Nothing in this system would protect great teachers from vindictive principals or inherently volatile value-added test scores – and in fact, DOE has built in to its school funding system a poison pill that incentivizes principals to fire experienced teachers, since they have to pay for their higher salaries out of their school budgets.
Both authors fail to recognize that the current evaluation system being proposed could hurt teacher quality and undermine the quality of education our children receive, by causing teachers to focus even more on damaging and inane test prep over reallearning – something that is already severely damaging our schools. 

Neither author bothers to mention the fact that over one-third of the principals in New York state strongly oppose the evaluation system the state is pushing…which one principal calls "nutty" and which will calls for even more ridiculous  and expensive assessments in all subjects, including music and art.

Both also apparently support the same prescription of merit pay for teachers, as though this is a given: “Paying good teachers more is important — and the mayor, admirably, has committed to doing that” writes Bellafante.

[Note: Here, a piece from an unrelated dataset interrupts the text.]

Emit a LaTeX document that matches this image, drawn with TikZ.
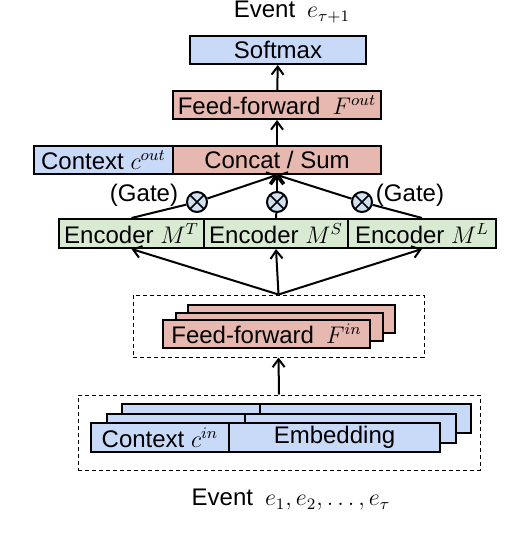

Both ignore the fact that merit pay has never worked to improve outcomes for kids, and that in 2011, NYC just axed its program that cost $75 million, because of null results.  
So why in his State of the City address did the mayor now propose an even more expensive merit pay proposal , that will cost $250 million to implement; at the same time that schools have suffered huge budget cuts and our kids are crammed into the largest class sizes in eleven years? 

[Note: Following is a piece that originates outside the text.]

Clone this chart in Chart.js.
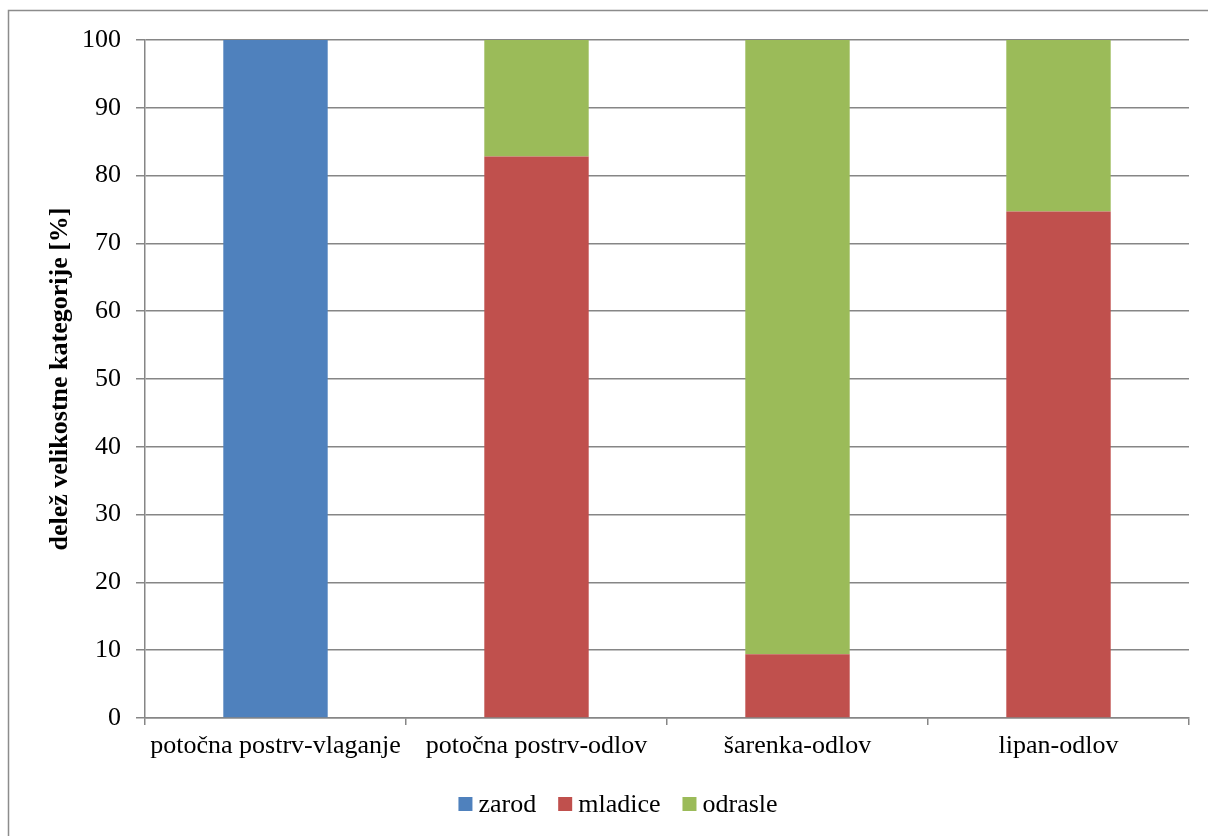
<!DOCTYPE html>
<html>
<head>
<meta charset="utf-8">
<script src="https://cdn.jsdelivr.net/npm/chart.js@4/dist/chart.umd.min.js"></script>
<style>
  html, body { margin: 0; padding: 0; background: #fff; }
  #wrap { width: 1208px; height: 836px; position: relative; }
</style>
</head>
<body>
<div id="wrap"><canvas id="c" width="1208" height="836"></canvas></div>
<script>
const categories = ['potočna postrv-vlaganje', 'potočna postrv-odlov', 'šarenka-odlov', 'lipan-odlov'];
const zarod   = [100, 0, 0, 0];
const mladice = [0, 82.8, 9.4, 74.7];
const odrasle = [0, 17.2, 90.6, 25.3];
const yTicks  = [0, 10, 20, 30, 40, 50, 60, 70, 80, 90, 100];

const serif = "'Liberation Serif', 'Times New Roman', serif";
const gridGrey = '#868686';

// outer frame around the whole chart
const framePlugin = {
  id: 'frame',
  beforeDraw(chart) {
    const ctx = chart.ctx;
    ctx.save();
    ctx.fillStyle = '#fff';
    ctx.fillRect(0, 0, chart.width, chart.height);
    ctx.strokeStyle = '#8c8c8c';
    ctx.lineWidth = 1.5;
    ctx.strokeRect(8.5, 10.5, 1220, 840);
    ctx.restore();
  }
};

// compact legend row under the axis, centred on the frame
const legendRow = {
  id: 'legendRow',
  afterDraw(chart, args, opts) {
    const ctx = chart.ctx;
    const box = 14, gap = 6, itemGap = 22;
    ctx.save();
    ctx.font = `26px ${serif}`;
    ctx.textBaseline = 'middle';
    const items = chart.data.datasets.map(ds => ({
      text: ds.label, color: ds.backgroundColor, w: ctx.measureText(ds.label).width
    }));
    const total = items.reduce((s, it) => s + box + gap + it.w, 0) + itemGap * (items.length - 1);
    let x = opts.centerX - total / 2;
    const y = opts.y;
    items.forEach(it => {
      ctx.fillStyle = it.color;
      ctx.fillRect(x, y - box / 2, box, box);
      ctx.fillStyle = '#000';
      ctx.fillText(it.text, x + box + gap, y + 1);
      x += box + gap + it.w + itemGap;
    });
    ctx.restore();
  }
};

new Chart(document.getElementById('c'), {
  type: 'bar',
  data: {
    labels: categories,
    datasets: [
      { label: 'zarod',   data: zarod,   backgroundColor: '#4F81BD' },
      { label: 'mladice', data: mladice, backgroundColor: '#C0504D' },
      { label: 'odrasle', data: odrasle, backgroundColor: '#9BBB59' }
    ]
  },
  options: {
    responsive: false,
    animation: false,
    devicePixelRatio: 1,
    layout: { padding: { top: 40, right: 19, bottom: 56, left: 0 } },
    datasets: { bar: { barPercentage: 0.4, categoryPercentage: 1.0, borderWidth: 0 } },
    plugins: {
      tooltip: { enabled: false },
      legend: { display: false },
      legendRow: { centerX: 618, y: 804 }
    },
    scales: {
      x: {
        stacked: true,
        afterFit(s) { s.height = 62; },
        grid: {
          offset: true,
          drawOnChartArea: false,
          drawTicks: true,
          tickLength: 7,
          color: gridGrey,
          lineWidth: 1.5
        },
        border: { color: gridGrey, width: 1.5 },
        ticks: { color: '#000', font: { family: serif, size: 26 }, padding: 6, maxRotation: 0 }
      },
      y: {
        stacked: true,
        min: 0,
        max: 100,
        afterFit(s) { s.width = 145; },
        afterBuildTicks(s) { s.ticks = yTicks.map(v => ({ value: v })); },
        grid: { color: gridGrey, lineWidth: 1.5, drawTicks: true, tickLength: 9 },
        border: { color: gridGrey, width: 1.5 },
        ticks: { color: '#000', font: { family: serif, size: 26 }, padding: 15 },
        title: {
          display: true,
          text: 'delež velikostne kategorije [%]',
          color: '#000',
          font: { family: serif, size: 26, weight: 'bold' },
          padding: { top: 45, bottom: 0 }
        }
      }
    }
  },
  plugins: [framePlugin, legendRow]
});
</script>
</body>
</html>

When challenged on Twitter to provide evidence for such heedlessness, both Deputy Mayor Howard Wolfson and Andy Jacob of The New Teacher Project pointed to a New Year’s Day front-page story in the New York Times by Sam Dillon, which featured an interview with a DC teacher named Tiffany Johnson, who had received a big bonus from DC’s new Impact evaluation system.  Ms. Johnson said that her bonus might persuade her to teach longer.  When it was pointed out to Wolfson that this article consisted of anecdote not evidence, Wolfson responded on twitter that this was “good enough for him.”
At the time the DC Impact article was published I criticized it for the way it completely glossed over the fact that the vast majority evaluations of teacher merit pay have had negative results; though I could not have guessed that a single flawed article would lead the mayor to make such a wasteful proposal.
Now praise for this bonus system from the very same DC teacher, Tiffany Johnson, has been recycled repeatedly several times. On Jan. 9, she was interviewed on local DC TV;
And two weeks after the NYT article, she was quoted again in a story in the Daily News, making the very same points.
 Of course, one teacher’s comments do not prove anything, and unfortunately, there will apparently be no actual evaluation of the Impact system because the DC Schools Superintendent could not agree on a methodology with Roland Fryer, the researcher who had been selected for the task.  Fryer had found no positive effects of the previous NYC merit pay program.  This lack of a study doesn’t look to me that the people in charge have much faith that the Impact system could prove itself through actual results.
 After Gov. Cuomo joined in the charge in his budget address, and threatened to cut state aid from any  district which did not impose a new test-based evaluation system within a month, the howls from the editorial boards at the major dailies have grown even louder, inveighing against the unions for resisting whatever bogus evaluation system the state or the city have the yen to impose.  
 On Sunday, the Daily News spread spread more misinformation by publishing an oped by a teacher who wrote that her group, the Gates-funded Educators for Excellence, looked at all the failed merit pay programs, and found “that the efforts that have failed either didn’t offer a compelling enough incentive or linked bonuses to school-wide results and not individual performance.
Again, this is complete misinformation.  The best study of a  merit pay program in the nation was of the Nashville program that provided bonuses of up to $15,000 to individual math teachers whose students saw the greatest gains in their test scores – very similar to what Bloomberg is now proposing.  This study showed no results in terms of improved student achievement or teacher retention.
At least the News oped was accompanied by a far wiser column by Arthur Goldstein, veteran teacher at Francis Lewis HS, who pointed pointing out how merit pay would likely incentivize teachers to focus on test prep even more or even tempt them to cheat: 

“These days, we work in a pressure cooker environment, in which test scores are almost everything. Ridiculous credit recovery programs render credit meaningless. Media outlets feign shock when they discover predictable “erase to the top” style scandals where scores are fabricated.  What do they think will happen when teachers are asked to raise grades to the exclusion of everything else we do?
….We are role models. We inspire kids. We teach them to speak out, stand up, to express themselves. That will be particularly tough if we’re all placing knives in one another’s backs chasing bonuses.”
We have also posted the account of Stephanie Black, a teacher who quit DC schools because the Impact system threatened to make her become less of a teacher than she yearned to be.
In a recent Scholastic survey funded by the pro-merit pay Gates Foundation, teachers overwhelmingly rejected performance pay, with this coming in last of nine proposals to help retain good teachers.  In another national survey by Public Agenda, merit pay again came in last – with only 12% of teachers saying that ‘tying rewards or sanctions to teacher performance” would be a “very effective way” to improve the quality of instruction in our schools.
 In contrast, 86 percent of teachers told Public Agenda that reducing class size would be “very effective” way to improve teacher quality – a proven reform that is rejected by the same corporate reformers, like Mayor Bloomberg and Bill Gates, who relentlessly promote merit pay.
If columnists like Kristof, Bellafante and others really respect teachers and want to dip their toes in the education debate, they should take a serious hard look at the research. They have a responsibility to dig a little deeper before drawing broad conclusions  –lest our children’s education be furthered damaged and millions more wasted on policies that have repeatedly failed in the past.